## Input rows:
....

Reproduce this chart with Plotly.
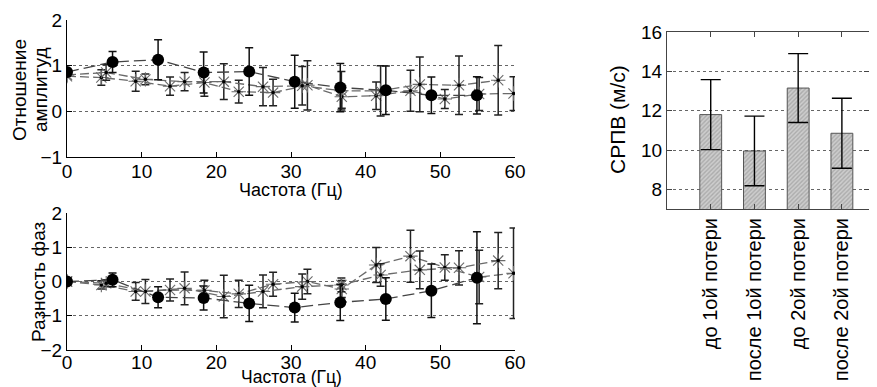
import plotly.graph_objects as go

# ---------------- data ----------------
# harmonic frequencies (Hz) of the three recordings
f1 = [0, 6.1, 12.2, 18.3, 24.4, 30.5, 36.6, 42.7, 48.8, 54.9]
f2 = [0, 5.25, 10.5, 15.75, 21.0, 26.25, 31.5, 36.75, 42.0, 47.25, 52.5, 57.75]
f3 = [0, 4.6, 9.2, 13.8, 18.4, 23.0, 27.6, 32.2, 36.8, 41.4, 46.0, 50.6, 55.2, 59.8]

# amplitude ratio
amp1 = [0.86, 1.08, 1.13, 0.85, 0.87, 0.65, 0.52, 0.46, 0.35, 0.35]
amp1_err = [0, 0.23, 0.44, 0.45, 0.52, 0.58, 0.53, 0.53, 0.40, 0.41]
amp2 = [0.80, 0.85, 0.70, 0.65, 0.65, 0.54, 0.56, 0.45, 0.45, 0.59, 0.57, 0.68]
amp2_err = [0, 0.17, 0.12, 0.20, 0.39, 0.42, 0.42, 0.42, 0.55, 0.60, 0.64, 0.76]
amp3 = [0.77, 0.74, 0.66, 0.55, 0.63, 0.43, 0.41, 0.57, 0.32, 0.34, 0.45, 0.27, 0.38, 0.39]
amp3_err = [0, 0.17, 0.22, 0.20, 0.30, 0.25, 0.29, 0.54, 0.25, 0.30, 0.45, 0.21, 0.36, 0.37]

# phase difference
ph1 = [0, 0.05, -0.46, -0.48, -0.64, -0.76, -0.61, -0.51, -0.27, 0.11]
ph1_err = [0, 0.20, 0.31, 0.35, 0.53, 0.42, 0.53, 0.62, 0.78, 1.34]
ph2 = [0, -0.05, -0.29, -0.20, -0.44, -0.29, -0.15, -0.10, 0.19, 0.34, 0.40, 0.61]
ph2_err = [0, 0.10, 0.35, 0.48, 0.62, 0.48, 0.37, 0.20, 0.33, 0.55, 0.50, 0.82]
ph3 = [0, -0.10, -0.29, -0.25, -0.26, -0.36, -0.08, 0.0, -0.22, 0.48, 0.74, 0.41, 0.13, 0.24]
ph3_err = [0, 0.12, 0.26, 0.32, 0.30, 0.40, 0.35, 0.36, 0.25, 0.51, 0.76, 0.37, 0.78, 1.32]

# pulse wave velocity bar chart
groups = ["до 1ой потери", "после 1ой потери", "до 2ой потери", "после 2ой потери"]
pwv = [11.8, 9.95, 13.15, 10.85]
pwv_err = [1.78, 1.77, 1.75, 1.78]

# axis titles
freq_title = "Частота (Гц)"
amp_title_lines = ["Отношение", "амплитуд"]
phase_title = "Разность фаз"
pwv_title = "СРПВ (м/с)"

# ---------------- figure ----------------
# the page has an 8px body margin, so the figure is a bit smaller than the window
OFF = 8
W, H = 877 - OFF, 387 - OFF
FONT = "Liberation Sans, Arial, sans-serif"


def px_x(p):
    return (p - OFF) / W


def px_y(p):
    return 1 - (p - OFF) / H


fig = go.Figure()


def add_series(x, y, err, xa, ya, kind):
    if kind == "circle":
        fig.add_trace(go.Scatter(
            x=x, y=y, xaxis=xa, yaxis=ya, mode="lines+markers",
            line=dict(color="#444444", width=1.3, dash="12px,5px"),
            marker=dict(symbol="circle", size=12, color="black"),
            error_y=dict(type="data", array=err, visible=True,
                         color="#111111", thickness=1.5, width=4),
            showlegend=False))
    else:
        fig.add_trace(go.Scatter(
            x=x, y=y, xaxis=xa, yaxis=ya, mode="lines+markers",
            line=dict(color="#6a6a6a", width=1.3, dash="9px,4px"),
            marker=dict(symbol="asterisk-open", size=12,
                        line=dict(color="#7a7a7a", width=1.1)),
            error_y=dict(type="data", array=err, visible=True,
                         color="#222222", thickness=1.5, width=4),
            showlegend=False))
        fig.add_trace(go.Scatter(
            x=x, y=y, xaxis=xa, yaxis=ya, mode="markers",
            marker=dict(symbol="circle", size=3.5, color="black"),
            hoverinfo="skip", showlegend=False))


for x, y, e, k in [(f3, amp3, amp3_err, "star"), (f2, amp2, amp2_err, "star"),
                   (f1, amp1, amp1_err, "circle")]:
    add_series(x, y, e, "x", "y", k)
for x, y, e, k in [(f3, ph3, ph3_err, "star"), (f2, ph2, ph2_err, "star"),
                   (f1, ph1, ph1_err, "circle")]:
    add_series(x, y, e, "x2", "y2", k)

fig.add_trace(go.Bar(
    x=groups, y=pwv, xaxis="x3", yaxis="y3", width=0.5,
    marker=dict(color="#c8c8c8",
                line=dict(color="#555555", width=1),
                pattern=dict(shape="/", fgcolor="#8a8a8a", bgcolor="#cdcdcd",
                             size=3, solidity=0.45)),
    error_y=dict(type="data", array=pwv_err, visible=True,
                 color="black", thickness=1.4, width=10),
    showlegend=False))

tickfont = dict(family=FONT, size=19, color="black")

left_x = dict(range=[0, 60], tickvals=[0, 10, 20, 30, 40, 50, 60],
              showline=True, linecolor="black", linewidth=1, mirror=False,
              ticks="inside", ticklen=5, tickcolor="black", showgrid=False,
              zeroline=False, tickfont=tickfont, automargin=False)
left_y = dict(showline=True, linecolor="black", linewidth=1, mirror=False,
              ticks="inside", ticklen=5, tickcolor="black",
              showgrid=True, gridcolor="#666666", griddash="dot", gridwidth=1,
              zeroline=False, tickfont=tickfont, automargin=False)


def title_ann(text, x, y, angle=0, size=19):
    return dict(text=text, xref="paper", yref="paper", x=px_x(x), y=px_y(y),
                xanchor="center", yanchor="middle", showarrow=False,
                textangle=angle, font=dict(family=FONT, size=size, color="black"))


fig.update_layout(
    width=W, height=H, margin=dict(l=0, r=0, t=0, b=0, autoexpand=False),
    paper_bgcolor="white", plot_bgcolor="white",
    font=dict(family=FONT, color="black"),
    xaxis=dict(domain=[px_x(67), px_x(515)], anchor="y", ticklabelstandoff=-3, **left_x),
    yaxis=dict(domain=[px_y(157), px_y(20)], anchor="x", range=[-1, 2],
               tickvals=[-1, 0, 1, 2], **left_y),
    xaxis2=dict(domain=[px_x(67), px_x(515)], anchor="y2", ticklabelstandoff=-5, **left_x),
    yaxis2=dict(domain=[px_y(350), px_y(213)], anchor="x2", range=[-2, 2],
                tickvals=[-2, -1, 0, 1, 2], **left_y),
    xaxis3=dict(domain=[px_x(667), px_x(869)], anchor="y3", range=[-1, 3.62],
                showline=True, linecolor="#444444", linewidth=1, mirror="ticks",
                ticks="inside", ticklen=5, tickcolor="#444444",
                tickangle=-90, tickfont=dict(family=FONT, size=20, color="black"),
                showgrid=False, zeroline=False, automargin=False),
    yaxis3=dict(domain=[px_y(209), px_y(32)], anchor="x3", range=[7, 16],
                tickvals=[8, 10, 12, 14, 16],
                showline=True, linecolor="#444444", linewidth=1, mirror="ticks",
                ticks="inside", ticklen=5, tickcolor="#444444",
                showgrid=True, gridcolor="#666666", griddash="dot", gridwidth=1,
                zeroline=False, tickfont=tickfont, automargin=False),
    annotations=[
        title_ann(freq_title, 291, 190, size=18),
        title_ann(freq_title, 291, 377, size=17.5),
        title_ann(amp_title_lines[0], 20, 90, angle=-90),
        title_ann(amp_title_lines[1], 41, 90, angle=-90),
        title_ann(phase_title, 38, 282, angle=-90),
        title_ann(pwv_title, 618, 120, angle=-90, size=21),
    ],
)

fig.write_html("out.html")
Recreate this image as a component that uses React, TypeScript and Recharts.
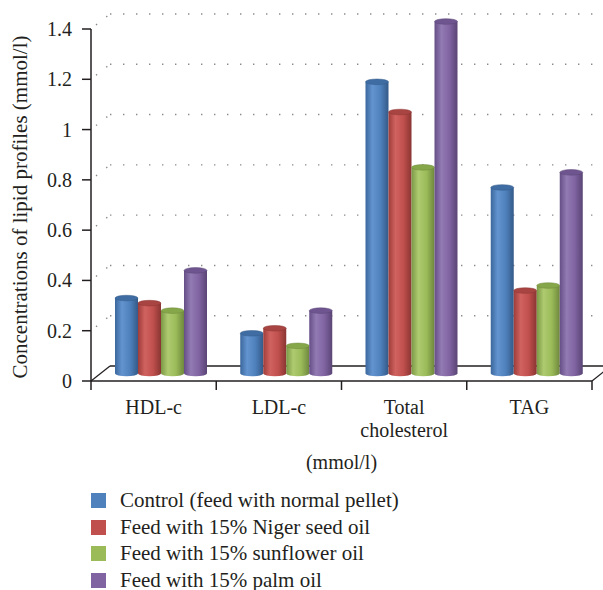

....

## Short exercise:
Leave out the pictures and restate, word for word, the lines from the top of the data through the line containing "0.21, 0.36, 0.37]", both included.

## Output of the exercise:
Reproduce this chart with Plotly.
import plotly.graph_objects as go

# ---------------- data ----------------
# harmonic frequencies (Hz) of the three recordings
f1 = [0, 6.1, 12.2, 18.3, 24.4, 30.5, 36.6, 42.7, 48.8, 54.9]
f2 = [0, 5.25, 10.5, 15.75, 21.0, 26.25, 31.5, 36.75, 42.0, 47.25, 52.5, 57.75]
f3 = [0, 4.6, 9.2, 13.8, 18.4, 23.0, 27.6, 32.2, 36.8, 41.4, 46.0, 50.6, 55.2, 59.8]

# amplitude ratio
amp1 = [0.86, 1.08, 1.13, 0.85, 0.87, 0.65, 0.52, 0.46, 0.35, 0.35]
amp1_err = [0, 0.23, 0.44, 0.45, 0.52, 0.58, 0.53, 0.53, 0.40, 0.41]
amp2 = [0.80, 0.85, 0.70, 0.65, 0.65, 0.54, 0.56, 0.45, 0.45, 0.59, 0.57, 0.68]
amp2_err = [0, 0.17, 0.12, 0.20, 0.39, 0.42, 0.42, 0.42, 0.55, 0.60, 0.64, 0.76]
amp3 = [0.77, 0.74, 0.66, 0.55, 0.63, 0.43, 0.41, 0.57, 0.32, 0.34, 0.45, 0.27, 0.38, 0.39]
amp3_err = [0, 0.17, 0.22, 0.20, 0.30, 0.25, 0.29, 0.54, 0.25, 0.30, 0.45, 0.21, 0.36, 0.37]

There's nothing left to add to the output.